The problem
Extract everything from the first line through the line with "ax.axhline(gy, color=grid_color, lw=1.2, zorder=1)", both ends included, except for any pictures.

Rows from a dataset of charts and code
* * *
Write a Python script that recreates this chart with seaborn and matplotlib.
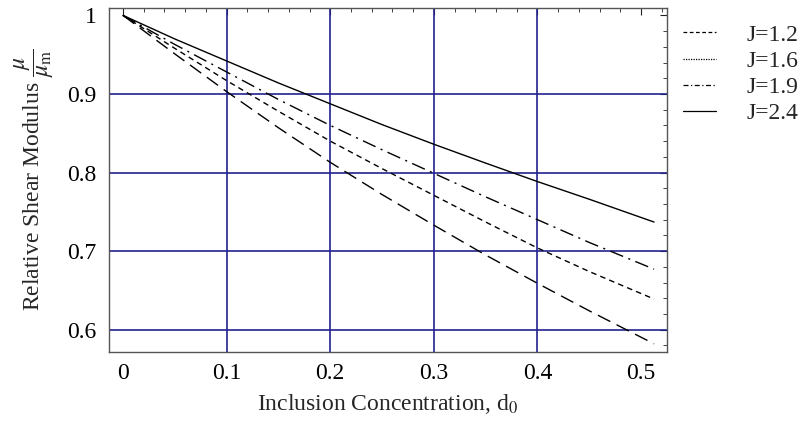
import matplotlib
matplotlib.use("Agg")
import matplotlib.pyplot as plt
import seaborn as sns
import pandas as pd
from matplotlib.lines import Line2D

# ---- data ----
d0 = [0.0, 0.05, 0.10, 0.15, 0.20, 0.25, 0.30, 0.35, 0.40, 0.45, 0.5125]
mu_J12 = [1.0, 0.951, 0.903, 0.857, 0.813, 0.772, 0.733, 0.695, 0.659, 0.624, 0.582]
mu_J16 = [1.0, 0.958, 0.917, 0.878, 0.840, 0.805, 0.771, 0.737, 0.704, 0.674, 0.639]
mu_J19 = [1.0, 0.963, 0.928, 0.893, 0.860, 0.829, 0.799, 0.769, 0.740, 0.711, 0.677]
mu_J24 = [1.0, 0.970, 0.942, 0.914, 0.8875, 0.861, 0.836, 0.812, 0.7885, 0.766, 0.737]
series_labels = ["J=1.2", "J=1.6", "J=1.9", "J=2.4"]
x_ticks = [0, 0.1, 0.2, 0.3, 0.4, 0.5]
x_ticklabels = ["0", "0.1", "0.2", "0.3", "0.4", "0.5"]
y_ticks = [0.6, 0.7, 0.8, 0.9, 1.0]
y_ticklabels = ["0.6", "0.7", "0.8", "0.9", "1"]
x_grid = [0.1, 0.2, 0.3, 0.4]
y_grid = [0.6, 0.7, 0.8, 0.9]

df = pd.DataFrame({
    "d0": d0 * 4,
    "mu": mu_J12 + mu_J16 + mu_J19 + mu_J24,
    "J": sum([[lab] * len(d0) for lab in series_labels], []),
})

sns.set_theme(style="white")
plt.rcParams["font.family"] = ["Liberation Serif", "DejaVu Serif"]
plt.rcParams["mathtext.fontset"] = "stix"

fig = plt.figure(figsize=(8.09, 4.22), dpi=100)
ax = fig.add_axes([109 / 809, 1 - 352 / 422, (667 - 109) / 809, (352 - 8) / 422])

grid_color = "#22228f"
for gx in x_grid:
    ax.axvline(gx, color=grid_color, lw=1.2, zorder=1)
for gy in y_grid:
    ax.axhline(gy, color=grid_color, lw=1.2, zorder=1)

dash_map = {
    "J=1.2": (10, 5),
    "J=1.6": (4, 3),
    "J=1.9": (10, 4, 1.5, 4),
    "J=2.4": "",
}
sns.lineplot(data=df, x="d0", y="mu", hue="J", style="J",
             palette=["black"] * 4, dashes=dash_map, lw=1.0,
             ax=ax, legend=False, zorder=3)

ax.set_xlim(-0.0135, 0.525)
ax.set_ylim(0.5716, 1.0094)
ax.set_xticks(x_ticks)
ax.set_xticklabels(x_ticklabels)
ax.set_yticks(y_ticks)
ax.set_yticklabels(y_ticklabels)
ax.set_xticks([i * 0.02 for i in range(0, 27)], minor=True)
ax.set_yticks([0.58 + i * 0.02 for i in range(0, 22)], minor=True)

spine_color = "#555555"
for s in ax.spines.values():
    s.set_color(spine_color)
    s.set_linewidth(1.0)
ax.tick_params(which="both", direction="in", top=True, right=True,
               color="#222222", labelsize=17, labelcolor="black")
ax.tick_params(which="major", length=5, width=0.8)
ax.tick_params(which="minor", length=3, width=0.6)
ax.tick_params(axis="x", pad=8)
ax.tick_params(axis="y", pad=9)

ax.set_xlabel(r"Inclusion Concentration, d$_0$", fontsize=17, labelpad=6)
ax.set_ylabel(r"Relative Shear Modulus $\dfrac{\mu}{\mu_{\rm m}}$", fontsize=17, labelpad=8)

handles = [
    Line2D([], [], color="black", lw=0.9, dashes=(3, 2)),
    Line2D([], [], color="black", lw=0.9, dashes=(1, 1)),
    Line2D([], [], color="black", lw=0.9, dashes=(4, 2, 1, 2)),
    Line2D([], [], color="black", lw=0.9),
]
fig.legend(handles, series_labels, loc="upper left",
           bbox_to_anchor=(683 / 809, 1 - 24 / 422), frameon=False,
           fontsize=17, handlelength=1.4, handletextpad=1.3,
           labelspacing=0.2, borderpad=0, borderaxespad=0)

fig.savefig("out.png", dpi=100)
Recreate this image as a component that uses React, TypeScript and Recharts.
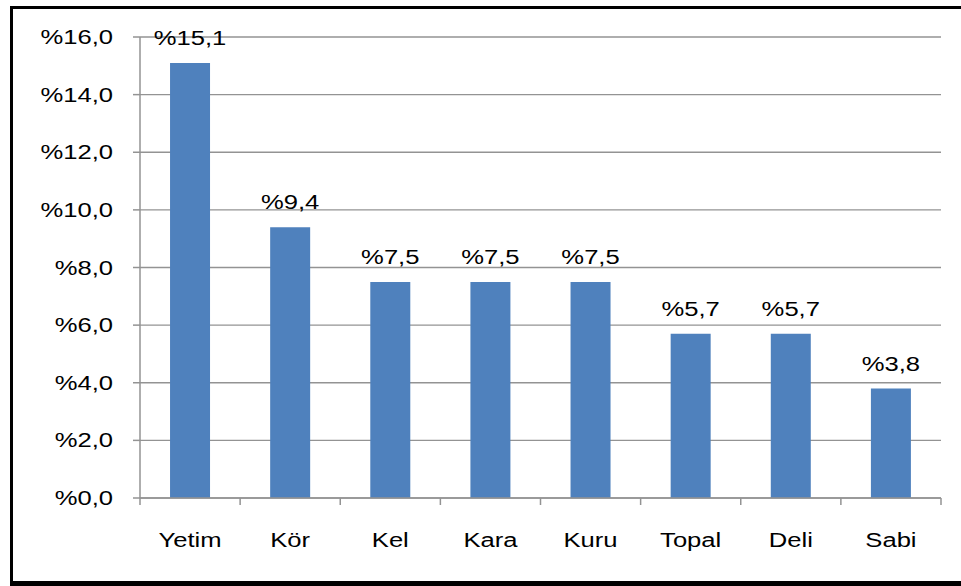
* * *
Correct answer
Write a Python script that recreates this chart with seaborn and matplotlib.
import matplotlib
matplotlib.use("Agg")
import matplotlib.pyplot as plt
import seaborn as sns
import pandas as pd
from matplotlib.lines import Line2D

# ---- data ----
d0 = [0.0, 0.05, 0.10, 0.15, 0.20, 0.25, 0.30, 0.35, 0.40, 0.45, 0.5125]
mu_J12 = [1.0, 0.951, 0.903, 0.857, 0.813, 0.772, 0.733, 0.695, 0.659, 0.624, 0.582]
mu_J16 = [1.0, 0.958, 0.917, 0.878, 0.840, 0.805, 0.771, 0.737, 0.704, 0.674, 0.639]
mu_J19 = [1.0, 0.963, 0.928, 0.893, 0.860, 0.829, 0.799, 0.769, 0.740, 0.711, 0.677]
mu_J24 = [1.0, 0.970, 0.942, 0.914, 0.8875, 0.861, 0.836, 0.812, 0.7885, 0.766, 0.737]
series_labels = ["J=1.2", "J=1.6", "J=1.9", "J=2.4"]
x_ticks = [0, 0.1, 0.2, 0.3, 0.4, 0.5]
x_ticklabels = ["0", "0.1", "0.2", "0.3", "0.4", "0.5"]
y_ticks = [0.6, 0.7, 0.8, 0.9, 1.0]
y_ticklabels = ["0.6", "0.7", "0.8", "0.9", "1"]
x_grid = [0.1, 0.2, 0.3, 0.4]
y_grid = [0.6, 0.7, 0.8, 0.9]

df = pd.DataFrame({
    "d0": d0 * 4,
    "mu": mu_J12 + mu_J16 + mu_J19 + mu_J24,
    "J": sum([[lab] * len(d0) for lab in series_labels], []),
})

sns.set_theme(style="white")
plt.rcParams["font.family"] = ["Liberation Serif", "DejaVu Serif"]
plt.rcParams["mathtext.fontset"] = "stix"

fig = plt.figure(figsize=(8.09, 4.22), dpi=100)
ax = fig.add_axes([109 / 809, 1 - 352 / 422, (667 - 109) / 809, (352 - 8) / 422])

grid_color = "#22228f"
for gx in x_grid:
    ax.axvline(gx, color=grid_color, lw=1.2, zorder=1)
for gy in y_grid:
    ax.axhline(gy, color=grid_color, lw=1.2, zorder=1)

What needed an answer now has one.